Selefî ve Hâricî çıkışlara karşı yıllardır İslam Tasavvufu'nu
savunan, İmam-ı Rabbânî ve İslam Tasavvufu kitabını yayınlayan bir
kimseyi “Tasavvufa saldırmak”la suçlamak, Şeriat'a bağlı ve zahir
İslamî ilimlerin denetimine tabi olmayan Tasavvuf yorum ve
hareketlerinin yanlışlığına dikkat çeken bir kimseyi ima ederek “o
şöyledir, böyledir, ona itibar etmeyin, Tasavvuf'un yanlış
kollarını ve yollarını tenkit etmek gerekirse onu da Tasavvuf'a
mensup olanlar yapar, başkalarının haddi değildir…” kabilinden
yazılar döktürmek de neyin nesi, hangi tarafın sesi oluyor!?
Günümüzde bazı tarikat uygulamalarında görülen yanlışlar,
bid'atlar, hurafelerle ilgili onlarca mektup geliyor; bunlardan
ikisini yayınladım, sonra da değerlendirme yazıları yazdım.
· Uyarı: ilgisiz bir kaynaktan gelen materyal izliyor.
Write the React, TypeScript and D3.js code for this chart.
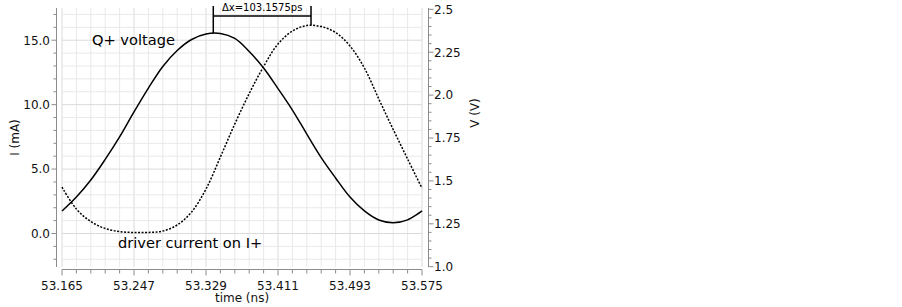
import React from "react";
import * as d3 from "d3";

// sample times (ns), one per minor grid step
const times = [
  53.165, 53.1814, 53.1978, 53.2142, 53.2306, 53.247, 53.2634, 53.2798, 53.2962,
  53.3126, 53.329, 53.3454, 53.3618, 53.3782, 53.3946, 53.411, 53.4274, 53.4438,
  53.4602, 53.4766, 53.493, 53.5094, 53.5258, 53.5422, 53.5586, 53.575,
];
// Q+ voltage (V), right axis
const voltage = [
  1.325, 1.406, 1.505, 1.625, 1.756, 1.902, 2.041, 2.167, 2.26, 2.324, 2.356, 2.359,
  2.33, 2.254, 2.158, 2.038, 1.913, 1.773, 1.636, 1.517, 1.406, 1.325, 1.272,
  1.256, 1.273, 1.325,
];
// driver current on I+ (mA), left axis
const current = [
  3.59, 1.9, 0.93, 0.39, 0.15, 0.08, 0.08, 0.19, 0.66, 1.67, 3.45, 5.94, 8.5,
  10.86, 12.96, 14.71, 15.71, 16.14, 16.06, 15.6, 14.55, 12.84, 10.44, 8.07,
  5.78, 3.51,
];

const xTicks = [53.165, 53.247, 53.329, 53.411, 53.493, 53.575];
const xTickLabels = ["53.165", "53.247", "53.329", "53.411", "53.493", "53.575"];
const iTicks = [0, 5, 10, 15];
const iTickLabels = ["0.0", "5.0", "10.0", "15.0"];
const vTicks = [1.0, 1.25, 1.5, 1.75, 2.0, 2.25, 2.5];
const vTickLabels = ["1.0", "1.25", "1.5", "1.75", "2.0", "2.25", "2.5"];

// delta-x marker: peak times and peak values
const markerTimes = [53.3373, 53.4486];
const markerPeakV = 2.36;
const markerPeakI = 16.16;
const markerLabel = "\u0394x=103.1575ps";

const W = 902;
const H = 307;
const left = 62, right = 422, top = 8, bottom = 267;
const font = "DejaVu Sans, Verdana, sans-serif";
const axisColor = "#8c8c8c";

const App = () => {
  const x = d3.scaleLinear().domain([53.165, 53.575]).range([left, right]);
  const yI = d3.scaleLinear().domain([-2.6, 17.5]).range([bottom, top]);
  const yV = d3.scaleLinear().domain([1, 2.5]).range([266.7, 9.3]);

  const iMinor = d3.range(-2, 18, 1);
  const vMinor = d3.range(1, 2.5001, 0.05);

  const vLine = d3
    .line<number>()
    .x((d, i) => x(times[i]))
    .y((d) => yV(d))
    .curve(d3.curveCatmullRom.alpha(0.5));
  const iLine = d3
    .line<number>()
    .x((d, i) => x(times[i]))
    .y((d) => yI(d))
    .curve(d3.curveCatmullRom.alpha(0.5));

  const axL = 56.5, axR = 428.5, axB = 269.5;
  const mx0 = x(markerTimes[0]), mx1 = x(markerTimes[1]);

  return (
    <svg
      width={W}
      height={H}
      style={{ position: "absolute", left: 0, top: 0, background: "#fff" }}
      fontFamily={font}
    >
      {/* grid */}
      <g>
        {times.map((t, i) => (
          <line
            key={"vg" + i}
            x1={x(t)}
            x2={x(t)}
            y1={top}
            y2={bottom}
            stroke={i % 5 === 0 ? "#dadada" : "#e9e9e9"}
            strokeWidth={1}
          />
        ))}
        {iMinor.map((v) => (
          <line
            key={"hg" + v}
            x1={left}
            x2={right}
            y1={yI(v)}
            y2={yI(v)}
            stroke={v % 5 === 0 ? "#dadada" : "#e9e9e9"}
            strokeWidth={1}
          />
        ))}
      </g>

      {/* left axis */}
      <g>
        <line x1={axL} x2={axL} y1={top} y2={bottom} stroke={axisColor} />
        {iMinor.map((v) => (
          <line
            key={"lt" + v}
            x1={axL}
            x2={v % 5 === 0 ? axL - 5 : axL - 3}
            y1={yI(v)}
            y2={yI(v)}
            stroke={axisColor}
          />
        ))}
        {iTicks.map((v, i) => (
          <text
            key={"ll" + v}
            x={50}
            y={yI(v)}
            dy="0.36em"
            textAnchor="end"
            fontSize={12}
            fill="#111"
          >
            {iTickLabels[i]}
          </text>
        ))}
        <text
          transform={`translate(19,${(top + bottom) / 2}) rotate(-90)`}
          textAnchor="middle"
          fontSize={12}
          fill="#111"
        >
          I (mA)
        </text>
      </g>

      {/* right axis */}
      <g>
        <line x1={axR} x2={axR} y1={top} y2={bottom} stroke={axisColor} />
        {vMinor.map((v, i) => (
          <line
            key={"rt" + i}
            x1={axR}
            x2={i % 5 === 0 ? axR + 5 : axR + 3}
            y1={yV(v)}
            y2={yV(v)}
            stroke={axisColor}
          />
        ))}
        {vTicks.map((v, i) => (
          <text
            key={"rl" + v}
            x={434}
            y={yV(v)}
            dy="0.36em"
            fontSize={12}
            fill="#111"
          >
            {vTickLabels[i]}
          </text>
        ))}
        <text
          transform={`translate(479,113) rotate(-90)`}
          textAnchor="middle"
          fontSize={12}
          fill="#111"
        >
          V (V)
        </text>
      </g>

      {/* bottom axis */}
      <g>
        <line x1={left} x2={right} y1={axB} y2={axB} stroke={axisColor} />
        {times.map((t, i) => (
          <line
            key={"bt" + i}
            x1={x(t)}
            x2={x(t)}
            y1={axB}
            y2={i % 5 === 0 ? axB + 6 : axB + 4}
            stroke={axisColor}
          />
        ))}
        {xTicks.map((t, i) => (
          <text
            key={"bl" + i}
            x={x(t)}
            y={290}
            textAnchor="middle"
            fontSize={12}
            fill="#111"
          >
            {xTickLabels[i]}
          </text>
        ))}
        <text x={(left + right) / 2} y={302} textAnchor="middle" fontSize={12} fill="#111">
          time (ns)
        </text>
      </g>

      {/* curves */}
      <path d={vLine(voltage) || ""} fill="none" stroke="#000" strokeWidth={1.5} />
      <path
        d={iLine(current) || ""}
        fill="none"
        stroke="#000"
        strokeWidth={1.5}
        strokeDasharray="2,1.5"
      />

      {/* labels */}
      <text x={92} y={45} fontSize={14.6} fill="#000">
        Q+ voltage
      </text>
      <text x={118} y={248} fontSize={14.6} fill="#000">
        driver current on I+
      </text>

      {/* delta x marker */}
      <g stroke="#000" strokeWidth={1.5}>
        <line x1={mx0} x2={mx0} y1={6} y2={yV(markerPeakV)} />
        <line x1={mx1} x2={mx1} y1={6} y2={yI(markerPeakI)} />
        <line x1={mx0} x2={mx1} y1={16} y2={16} />
      </g>
      <text
        x={(mx0 + mx1) / 2}
        y={11}
        textAnchor="middle"
        fontSize={10}
        fill="#000"
      >
        {markerLabel}
      </text>
    </svg>
  );
};

export default App;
Elbette
Şeriat'a bağlı, bid'at ve hurafelerden uzak kalmaya özen gösteren
tarikat uygulamaları var; peki bunlar diğerlerinden şikayetçi
değiller mi, kendi imajlarına da zarar veren bu sahte, istismarcı,
zararlı temsilleri tenkit etmiyorlar mı? Ben yakinen biliyorum ki,
hem geçmişte hem de günümüzde bu şikayetler, tenkitler ve uyarılar
yapılıyor. Ben de kendi bilgi ve bulgularıma dayanarak iyiye iyi,
kötüye kötü deyince bu alınmalar, bu haksız ve çirkin saldırılar ne
oluyor, hangi ahlak ve tasavvuf âdâbı ile bağdaşıyor!
Ağızdan çıkan her sözün bir sorumluluğu, bir hesabı vardır;
ağızlarının ölçüsünü kaybetmiş kişileri sorumluluklarıyla baş başa
bırakarak doğru bildiklerimi özetleyeyim:
İslam'da Fıkıh, Kelam, bunların mezhepleri nasıl varsa, nasıl
bunlar İslam'dan çıkmış ise Tasavvuf ve tarikatlar da vardır,
İslam'dan çıkmıştır. Ancak her İslam'dan çıkan ve çıkarılan
(keşifler, ictihadlar, yorumlar…) mutlak manada isabetli ve tenkit
dışı değildir. Peygamberimiz (s.a.) dışında her bir beşerin
düşüncesi, yorumu, keşfi tenkide ve ilmî denetime tabidir.